Exercise inputs
=-=-=
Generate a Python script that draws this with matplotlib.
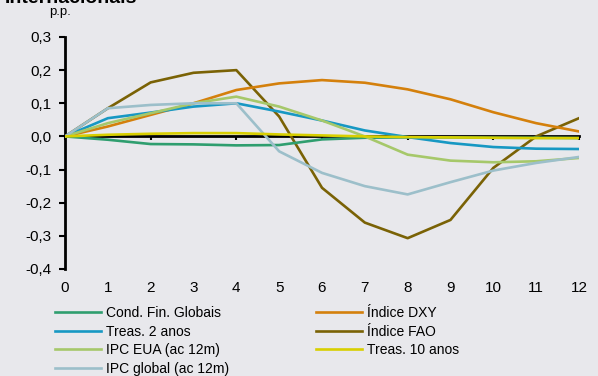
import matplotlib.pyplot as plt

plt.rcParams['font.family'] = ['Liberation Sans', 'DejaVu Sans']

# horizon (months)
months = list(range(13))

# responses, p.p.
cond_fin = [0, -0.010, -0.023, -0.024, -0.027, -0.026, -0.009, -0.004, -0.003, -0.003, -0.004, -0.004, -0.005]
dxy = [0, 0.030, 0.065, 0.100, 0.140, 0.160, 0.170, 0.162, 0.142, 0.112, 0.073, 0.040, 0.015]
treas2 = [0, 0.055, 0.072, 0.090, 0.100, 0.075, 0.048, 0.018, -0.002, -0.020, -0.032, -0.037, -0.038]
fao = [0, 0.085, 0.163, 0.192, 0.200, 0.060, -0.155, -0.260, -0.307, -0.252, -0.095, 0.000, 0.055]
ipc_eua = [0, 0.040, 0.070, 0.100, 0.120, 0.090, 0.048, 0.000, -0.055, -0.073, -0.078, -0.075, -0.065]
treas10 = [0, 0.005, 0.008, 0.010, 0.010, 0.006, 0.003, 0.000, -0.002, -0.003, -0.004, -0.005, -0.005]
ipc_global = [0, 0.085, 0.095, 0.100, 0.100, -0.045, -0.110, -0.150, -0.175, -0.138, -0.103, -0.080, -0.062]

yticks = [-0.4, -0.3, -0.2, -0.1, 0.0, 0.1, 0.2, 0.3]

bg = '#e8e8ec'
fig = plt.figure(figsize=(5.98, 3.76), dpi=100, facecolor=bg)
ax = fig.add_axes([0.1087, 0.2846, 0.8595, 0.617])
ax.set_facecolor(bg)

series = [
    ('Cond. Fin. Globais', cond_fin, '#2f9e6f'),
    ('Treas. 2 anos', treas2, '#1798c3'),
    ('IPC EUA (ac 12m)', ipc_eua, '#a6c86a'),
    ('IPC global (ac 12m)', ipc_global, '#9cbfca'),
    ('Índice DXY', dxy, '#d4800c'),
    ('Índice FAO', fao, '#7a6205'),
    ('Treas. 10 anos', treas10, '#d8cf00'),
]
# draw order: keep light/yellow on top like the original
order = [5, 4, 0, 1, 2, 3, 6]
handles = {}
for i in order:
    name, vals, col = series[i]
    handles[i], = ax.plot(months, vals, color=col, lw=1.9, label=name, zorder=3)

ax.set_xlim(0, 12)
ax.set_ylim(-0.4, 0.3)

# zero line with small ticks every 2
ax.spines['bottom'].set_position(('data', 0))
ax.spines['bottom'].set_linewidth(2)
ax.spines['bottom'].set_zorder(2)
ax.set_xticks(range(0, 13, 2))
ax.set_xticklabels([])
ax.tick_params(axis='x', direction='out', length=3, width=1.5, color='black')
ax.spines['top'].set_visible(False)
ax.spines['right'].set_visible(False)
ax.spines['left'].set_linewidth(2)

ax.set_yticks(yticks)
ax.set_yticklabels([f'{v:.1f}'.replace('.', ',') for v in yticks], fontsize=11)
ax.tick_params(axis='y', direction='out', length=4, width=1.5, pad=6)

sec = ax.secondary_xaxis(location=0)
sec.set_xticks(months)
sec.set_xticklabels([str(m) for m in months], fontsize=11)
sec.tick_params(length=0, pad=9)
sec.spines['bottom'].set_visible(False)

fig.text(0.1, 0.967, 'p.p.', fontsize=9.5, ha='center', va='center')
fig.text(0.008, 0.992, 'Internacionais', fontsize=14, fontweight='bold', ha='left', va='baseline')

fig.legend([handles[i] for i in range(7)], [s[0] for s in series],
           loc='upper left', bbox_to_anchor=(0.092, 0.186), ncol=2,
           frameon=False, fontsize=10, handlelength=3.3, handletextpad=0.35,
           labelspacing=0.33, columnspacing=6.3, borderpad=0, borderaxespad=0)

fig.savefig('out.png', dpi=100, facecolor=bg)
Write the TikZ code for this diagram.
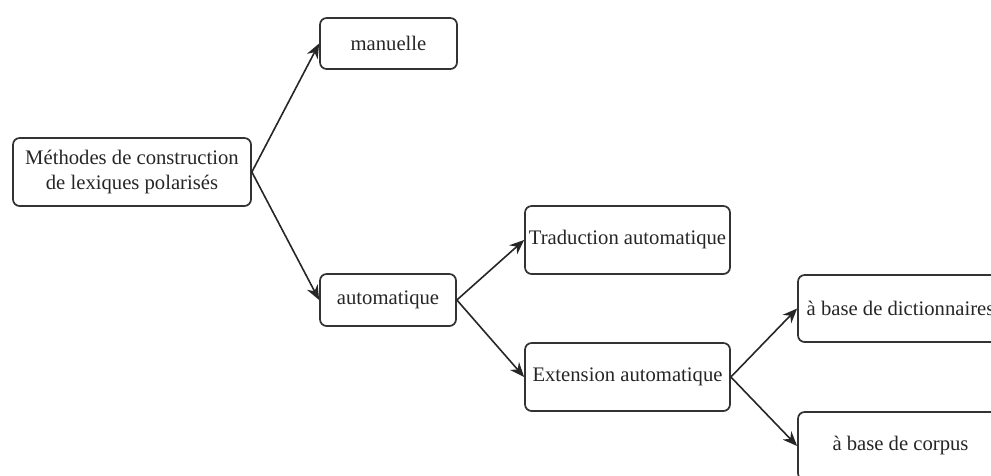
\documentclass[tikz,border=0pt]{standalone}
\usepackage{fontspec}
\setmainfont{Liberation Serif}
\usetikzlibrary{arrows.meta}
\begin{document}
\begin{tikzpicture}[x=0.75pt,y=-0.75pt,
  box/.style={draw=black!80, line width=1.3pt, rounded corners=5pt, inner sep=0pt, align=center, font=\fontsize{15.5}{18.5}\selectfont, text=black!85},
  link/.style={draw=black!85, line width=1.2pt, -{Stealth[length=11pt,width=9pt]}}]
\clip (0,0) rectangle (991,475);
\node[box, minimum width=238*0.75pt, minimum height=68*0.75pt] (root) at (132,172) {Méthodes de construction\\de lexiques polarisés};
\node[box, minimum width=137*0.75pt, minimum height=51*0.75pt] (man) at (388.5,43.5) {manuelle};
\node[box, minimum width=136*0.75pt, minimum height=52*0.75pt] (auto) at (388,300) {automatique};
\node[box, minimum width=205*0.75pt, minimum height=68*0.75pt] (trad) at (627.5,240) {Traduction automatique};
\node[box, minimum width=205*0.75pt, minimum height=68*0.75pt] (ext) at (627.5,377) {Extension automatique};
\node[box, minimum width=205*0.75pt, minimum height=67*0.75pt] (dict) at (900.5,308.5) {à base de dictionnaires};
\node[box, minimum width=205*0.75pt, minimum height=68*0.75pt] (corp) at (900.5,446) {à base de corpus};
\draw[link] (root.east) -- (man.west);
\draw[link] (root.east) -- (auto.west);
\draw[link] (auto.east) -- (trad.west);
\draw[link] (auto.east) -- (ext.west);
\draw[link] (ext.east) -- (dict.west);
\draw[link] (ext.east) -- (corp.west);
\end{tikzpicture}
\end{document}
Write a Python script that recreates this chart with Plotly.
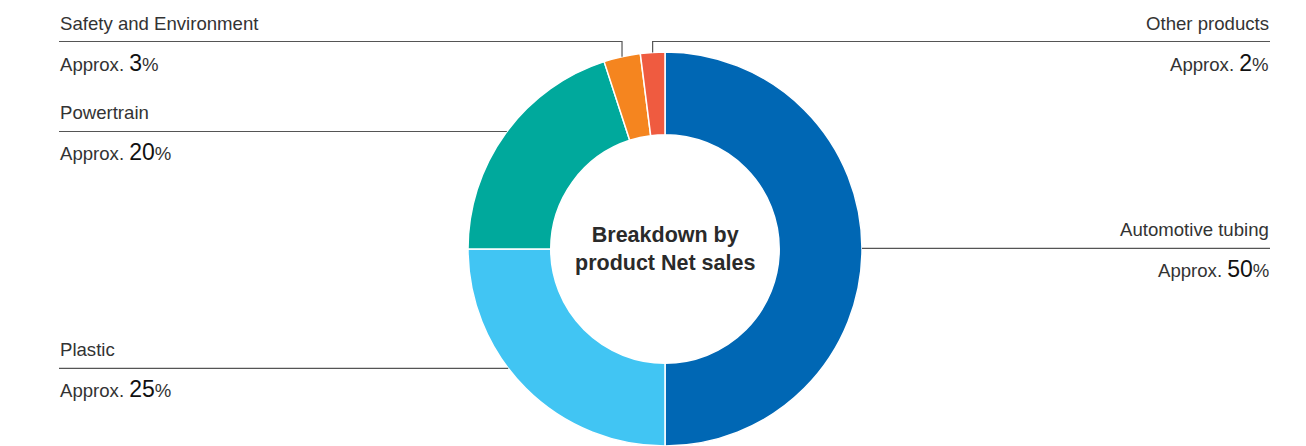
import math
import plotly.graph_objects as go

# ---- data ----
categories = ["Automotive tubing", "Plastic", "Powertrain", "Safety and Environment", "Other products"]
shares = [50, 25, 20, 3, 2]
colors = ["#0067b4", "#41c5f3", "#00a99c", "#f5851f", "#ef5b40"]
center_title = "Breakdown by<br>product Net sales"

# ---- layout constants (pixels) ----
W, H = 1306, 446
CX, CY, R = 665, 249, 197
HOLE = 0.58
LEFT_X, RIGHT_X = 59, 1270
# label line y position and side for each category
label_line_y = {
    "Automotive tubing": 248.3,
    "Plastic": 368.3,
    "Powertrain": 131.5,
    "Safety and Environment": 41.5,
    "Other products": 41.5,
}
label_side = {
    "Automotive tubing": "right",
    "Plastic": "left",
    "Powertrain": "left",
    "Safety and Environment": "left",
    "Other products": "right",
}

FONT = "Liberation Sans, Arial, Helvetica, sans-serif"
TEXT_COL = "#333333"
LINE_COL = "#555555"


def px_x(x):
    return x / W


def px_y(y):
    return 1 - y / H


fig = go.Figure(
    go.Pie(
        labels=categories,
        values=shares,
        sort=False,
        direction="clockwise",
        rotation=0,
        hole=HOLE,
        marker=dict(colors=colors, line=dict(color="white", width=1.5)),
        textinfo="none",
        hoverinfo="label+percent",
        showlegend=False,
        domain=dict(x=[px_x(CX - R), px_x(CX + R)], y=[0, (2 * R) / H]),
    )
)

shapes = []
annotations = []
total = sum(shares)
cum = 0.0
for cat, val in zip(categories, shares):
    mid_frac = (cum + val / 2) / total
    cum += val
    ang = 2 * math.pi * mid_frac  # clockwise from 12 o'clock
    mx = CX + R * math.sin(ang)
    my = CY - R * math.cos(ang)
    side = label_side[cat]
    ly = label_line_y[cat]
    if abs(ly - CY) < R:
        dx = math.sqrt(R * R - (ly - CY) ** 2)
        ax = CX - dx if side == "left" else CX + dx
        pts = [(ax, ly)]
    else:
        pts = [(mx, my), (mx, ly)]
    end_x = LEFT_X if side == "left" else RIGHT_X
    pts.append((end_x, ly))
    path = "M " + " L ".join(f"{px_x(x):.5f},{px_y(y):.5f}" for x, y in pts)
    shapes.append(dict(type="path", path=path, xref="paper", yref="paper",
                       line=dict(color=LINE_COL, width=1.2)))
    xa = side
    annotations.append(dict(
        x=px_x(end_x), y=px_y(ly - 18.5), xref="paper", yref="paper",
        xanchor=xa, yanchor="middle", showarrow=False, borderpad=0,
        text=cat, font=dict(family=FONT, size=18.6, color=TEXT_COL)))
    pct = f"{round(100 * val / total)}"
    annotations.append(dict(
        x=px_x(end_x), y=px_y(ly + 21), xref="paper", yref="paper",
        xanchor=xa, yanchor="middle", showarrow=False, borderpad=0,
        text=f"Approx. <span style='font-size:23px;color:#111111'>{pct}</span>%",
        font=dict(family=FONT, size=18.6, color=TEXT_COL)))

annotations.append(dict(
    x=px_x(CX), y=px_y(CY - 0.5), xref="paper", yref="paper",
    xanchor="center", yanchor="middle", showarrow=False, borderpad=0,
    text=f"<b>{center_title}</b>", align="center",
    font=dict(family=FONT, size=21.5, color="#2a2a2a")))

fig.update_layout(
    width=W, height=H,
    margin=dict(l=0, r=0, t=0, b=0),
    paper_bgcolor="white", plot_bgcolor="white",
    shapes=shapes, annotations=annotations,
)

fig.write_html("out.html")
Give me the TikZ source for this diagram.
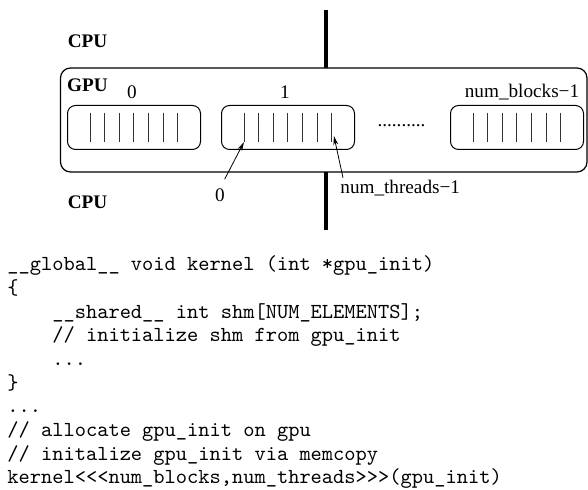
=-=-=
What needs to be done
Leave out the pictures, and copy only the lines from the one holding "Write a Python" through the one holding "import plotly.graph_objects as go", exactly as written.

Completed exercise
Write a Python script that recreates this chart with Plotly.
import math
import plotly.graph_objects as go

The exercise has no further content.